Betty planned a special party for our great-grandchildren last year shortly before Christmas Day. Thirteen great-grandchildren and their parents came. One great-grandchild was ill, and his family didn’t get to attend. It was a warm Texas day, and the kids enjoyed playing outside in our yard. Betty and I had a wonderful time watching them interact. At Betty’s request, I dressed up like Santa Claus, and the kids loved it. There was such life and joy inside and outside our home. Nothing went exactly as planned, but it couldn’t have been more fun, with much laughter and even a few tears. Yes, the great-grandparents were physically worn-down by the time everyone left, but our hearts overflowed with indescribable joy.
Christmas gatherings like this bring joy, but sometimes they are accompanied by deep sadness. As with many families, we understand the sorrow of a loved one missing. Our youngest child, Robin, left us 11 Christmases ago after a battle with cancer. She loved Christmas so much that she would begin listening to Christmas music before Thanksgiving. She knew how to organize a party – and how she would have enjoyed every minute of the Christmas gathering with her grandchildren and their cousins.
While we still weep, we realize that most of those tears are tears of thankfulness and praise for God’s sustaining love, peace and comfort over the years. Robin fought the good fight and finished well.
At our age, Betty and I are seeing many friends say goodbye to family members, and we identify with their pain. You likely feel the loss of loved ones during the holidays and wish they could be dining at your table.

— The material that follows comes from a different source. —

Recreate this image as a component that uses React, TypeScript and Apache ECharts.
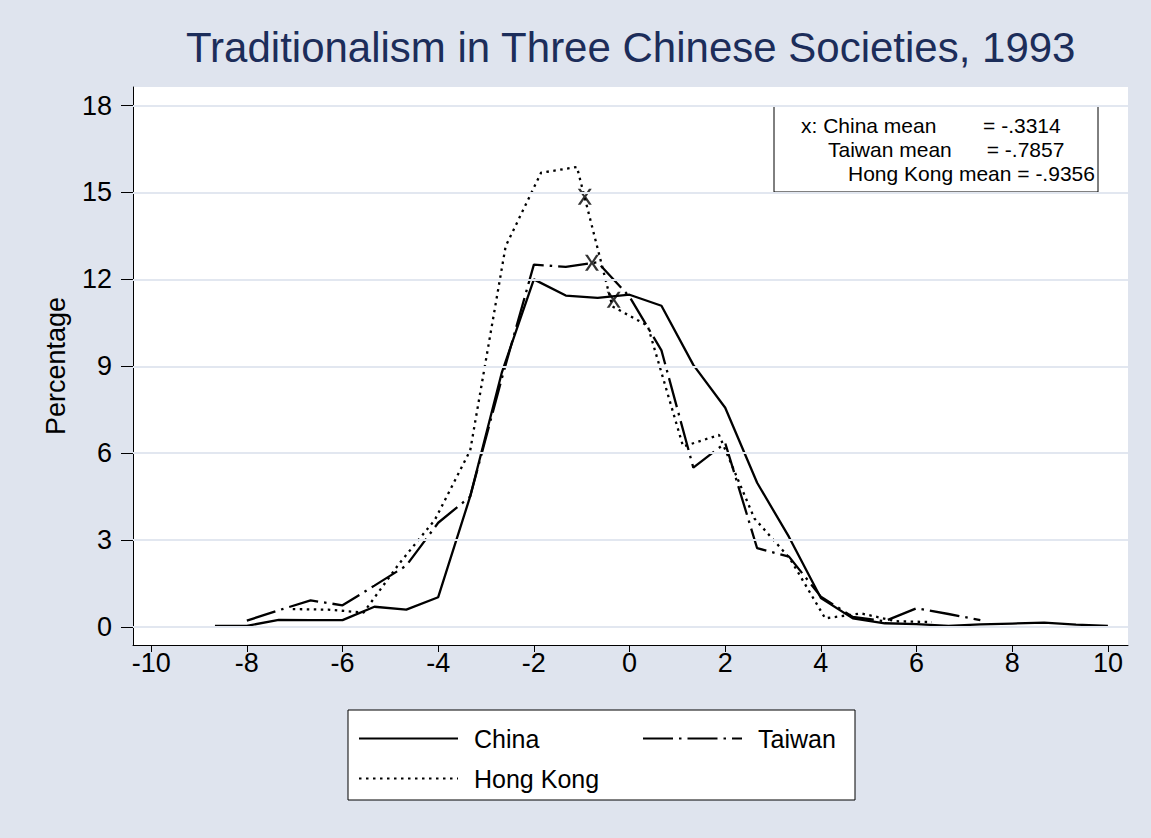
import React, { useEffect, useRef } from 'react';
import * as echarts from 'echarts';

const FONT = '"Liberation Sans", Arial, Helvetica, sans-serif';

const chinaX = [-8.667, -8, -7.333, -6.667, -6, -5.333, -4.667, -4, -3.333, -2.667, -2, -1.333, -0.667, 0, 0.667, 1.333, 2, 2.667, 3.333, 4, 4.667, 5.333, 6, 6.667, 7.333, 8, 8.667, 9.333, 10];
const chinaY = [0.04, 0.04, 0.25, 0.24, 0.24, 0.7, 0.6, 1.03, 4.5, 8.8, 12.0, 11.44, 11.36, 11.47, 11.09, 9.05, 7.57, 4.98, 3.11, 1.0, 0.3, 0.13, 0.1, 0.04, 0.09, 0.12, 0.15, 0.08, 0.04];

const taiwanX = [-8, -7.333, -6.667, -6, -5.333, -4.667, -4, -3.333, -2.667, -2, -1.333, -0.667, 0, 0.667, 1.333, 2, 2.667, 3.333, 4, 4.667, 5.333, 6, 6.667, 7.333];
const taiwanY = [0.22, 0.58, 0.92, 0.75, 1.43, 2.12, 3.6, 4.5, 8.6, 12.51, 12.43, 12.59, 11.4, 9.55, 5.5, 6.35, 2.72, 2.43, 1.05, 0.35, 0.2, 0.65, 0.45, 0.24];

const hongKongX = [-7.04, -6.3, -5.56, -4.81, -4.07, -3.33, -2.59, -1.85, -1.1, -0.36, 0.38, 1.12, 1.87, 2.61, 3.35, 4.09, 4.84, 5.58, 6.32];
const hongKongY = [0.62, 0.6, 0.5, 2.2, 3.7, 6.1, 13.14, 15.68, 15.88, 11.07, 10.4, 6.23, 6.63, 3.75, 2.37, 0.3, 0.47, 0.2, 0.17];

const meanNames = ['China', 'Taiwan', 'Hong Kong'];
const meanX = [-0.3314, -0.7857, -0.9356];
const meanY = [11.3, 12.57, 14.85];

const xTicks = [-10, -8, -6, -4, -2, 0, 2, 4, 6, 8, 10];
const yTicks = [0, 3, 6, 9, 12, 15, 18];

const annotationLines = [
  'x: China mean' + '\u00A0'.repeat(8) + '= -.3314',
  'Taiwan mean' + '\u00A0'.repeat(6) + '= -.7857',
  'Hong Kong mean = -.9356',
];

const BG = '#dfe4ee';
const GRIDC = '#e2e7f0';
const LW = 2.3;

const zip = (xs: number[], ys: number[]) => xs.map((x, i) => [x, ys[i]]);

const xMark = 'path://M0,0 L2.8,0 L7,6.4 L11.2,0 L14,0 L8.5,8 L14,16 L11.2,16 L7,9.6 L2.8,16 L0,16 L5.5,8 Z';

export default function App() {
  const ref = useRef<HTMLDivElement>(null);
  useEffect(() => {
    const chart = echarts.init(ref.current!, null, { renderer: 'svg' });
    const legendText = { fontSize: 25, color: '#000', fontFamily: FONT, padding: [0, 0, 0, 11] };
    const legendCommon = {
      orient: 'vertical',
      top: 726,
      itemWidth: 99, itemHeight: 14, itemGap: 15, padding: 0,
      selectedMode: false,
      itemStyle: { opacity: 0 },
      textStyle: legendText,
    };
    const option: any = {
      animation: false,
      backgroundColor: BG,
      textStyle: { fontFamily: FONT },
      title: {
        text: 'Traditionalism in Three Chinese Societies, 1993',
        left: 181,
        top: 21,
        textStyle: { fontSize: 42, fontWeight: 'normal', color: '#1c2d5a', fontFamily: FONT },
      },
      grid: {
        left: 133, right: 23, top: 87, bottom: 193,
        show: true, backgroundColor: '#ffffff', borderWidth: 0,
      },
      xAxis: {
        type: 'value',
        min: -10.38,
        max: 10.42,
        axisLine: { show: true, onZero: false, lineStyle: { color: '#000', width: 1 } },
        axisTick: { show: true, length: 7, customValues: xTicks, lineStyle: { color: '#000' } },
        axisLabel: { customValues: xTicks, fontSize: 27, color: '#000', margin: 4, fontFamily: FONT },
        splitLine: { show: false },
      },
      yAxis: {
        type: 'value',
        min: -0.62,
        max: 18.64,
        name: 'Percentage',
        nameLocation: 'middle',
        nameGap: 64,
        nameTextStyle: { fontSize: 27, color: '#000', fontFamily: FONT },
        axisLine: { show: true, onZero: false, lineStyle: { color: '#000', width: 1 } },
        axisTick: { show: true, length: 12, customValues: yTicks, lineStyle: { color: '#000' } },
        axisLabel: { customValues: yTicks, fontSize: 27, color: '#000', margin: 21, fontFamily: FONT },
        splitLine: { show: false },
      },
      legend: [
        { ...legendCommon, data: ['China', 'Hong Kong'], left: 358 },
        { ...legendCommon, data: ['Taiwan'], left: 642 },
      ],
      graphic: [
        {
          type: 'rect', z: 1,
          shape: { x: 348, y: 710, width: 507, height: 90 },
          style: { fill: '#ffffff', stroke: '#000', lineWidth: 1 },
        },
        {
          type: 'rect', z: 5,
          shape: { x: 774, y: 106, width: 324, height: 86 },
          style: { fill: '#ffffff', stroke: '#000', lineWidth: 1 },
        },
        ...annotationLines.map((t, i) => ({
          type: 'text', z: 6,
          x: [801, 828, 848][i],
          y: 125 + i * 24,
          style: {
            text: t, fontSize: 21, fontFamily: FONT, fill: '#000',
            textVerticalAlign: 'middle', verticalAlign: 'middle',
          },
        })),
      ],
      series: [
        {
          type: 'line', name: 'grid', data: [], z: 1, silent: true,
          markLine: {
            silent: true, symbol: ['none', 'none'], label: { show: false },
            lineStyle: { color: GRIDC, width: 2, type: 'solid' },
            emphasis: { disabled: true },
            data: yTicks.map((v) => ({ yAxis: v })),
          },
        },
        {
          type: 'line', name: 'China', data: zip(chinaX, chinaY), symbol: 'none', z: 3,
          lineStyle: { color: '#000', width: LW, type: 'solid' },
          itemStyle: { color: '#000' },
        },
        {
          type: 'line', name: 'Taiwan', data: zip(taiwanX, taiwanY), symbol: 'none', z: 3,
          lineStyle: { color: '#000', width: LW, type: [30, 6, 2.5, 6] },
          itemStyle: { color: '#000' },
        },
        {
          type: 'line', name: 'Hong Kong', data: zip(hongKongX, hongKongY), symbol: 'none', z: 3,
          lineStyle: { color: '#000', width: LW, type: [2.5, 4.5] },
          itemStyle: { color: '#000' },
        },
        {
          type: 'scatter', name: 'means', z: 4,
          data: meanX.map((x, i) => ({ name: meanNames[i], value: [x, meanY[i]] })),
          symbol: xMark, symbolSize: [14, 16],
          itemStyle: { color: '#000' },
        },
      ],
    };
    chart.setOption(option);
    return () => chart.dispose();
  }, []);
  return <div ref={ref} style={{ position: 'fixed', left: 0, top: 0, width: 1151, height: 838 }} />;
}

We also understand far too many people find themselves in dysfunctional families – and that brings a different kind of sorrow when pain, abuse, selfishness and other negative forces replace love and acceptance. Yet, almost every year, many return to the family, seeking to remember and reinforce the positive aspects of our family experiences. We are drawn together, even if it means facing the pain of the past. Why do we do this? Because families are the cornerstone of our lives. Individually and collectively, families are intended to make us strong as people and as a nation.
So as we sing Christmas carols, exchange gifts with friends, and take a few days off to rest and relax, let’s not forget the family. Whether it’s an endeavor of remembrance or restoration, this Christmas can be a truly special holiday if our families can come together and return to that place of unconditional love. We are celebrating the birth of THE ONE who makes unconditional love and forgiveness possible.